The Phenom II X6 is meant to be paired with AMD's 890FX chip set, which adds native support for 6 Gb/second SATA drives, and AMD's ATI Radeon HD 5800 series discrete graphics boards. The chip set supports AMD's Overdrive utility for overclocking, as well as "Black Edition" certified high-speed memory. The graphics boards, which are coming out in more flavors, support Direct X 11 and ATI's Eyefinity technology, which lets them work with up to six monitors. And AMD says all the initial motherboards will support USB 3.0 through an external NEC controller. But the new procesors don't require the new chipset; they were designed to also work in existing AM2+ and AM3 sockets with a software upgrade, and in the existing 125W TDP power envelope.

The new chip is AMD's first to support what it calls "Turbo Core," which lets up to three cores run faster while the other three run in a lower power state, to better support applications that don't need all of the cores. This is similar in intent to Intel's "Turbo Boost" technology, though AMD's method isn't quite as flexible. Still, the company says it should allow the 3.2GHz model 1090T to be run at up to 3.6 GHz.

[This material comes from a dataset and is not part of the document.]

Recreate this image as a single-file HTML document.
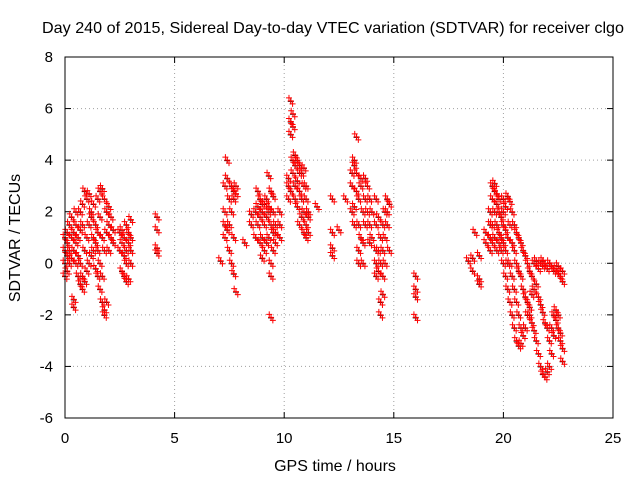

While the products do not support symmetric multithreading, AMD executives have stressed that more cores are always better than more threads, saying additional threads typically provide an extra 20% performance uplift in applications that can use them, while extra cores typically provide an extra 80% improvement. So AMD will be emphasizing relative affordability, saying the initial high-end chip, that 3.2 GHz version, will sell for under $289, much less than Intel's current six-core offerings; indeed, these chips should be priced more competitively with Intel's 4-core, 8-thread chips. I'll be interested in seeing how it performs in comparison.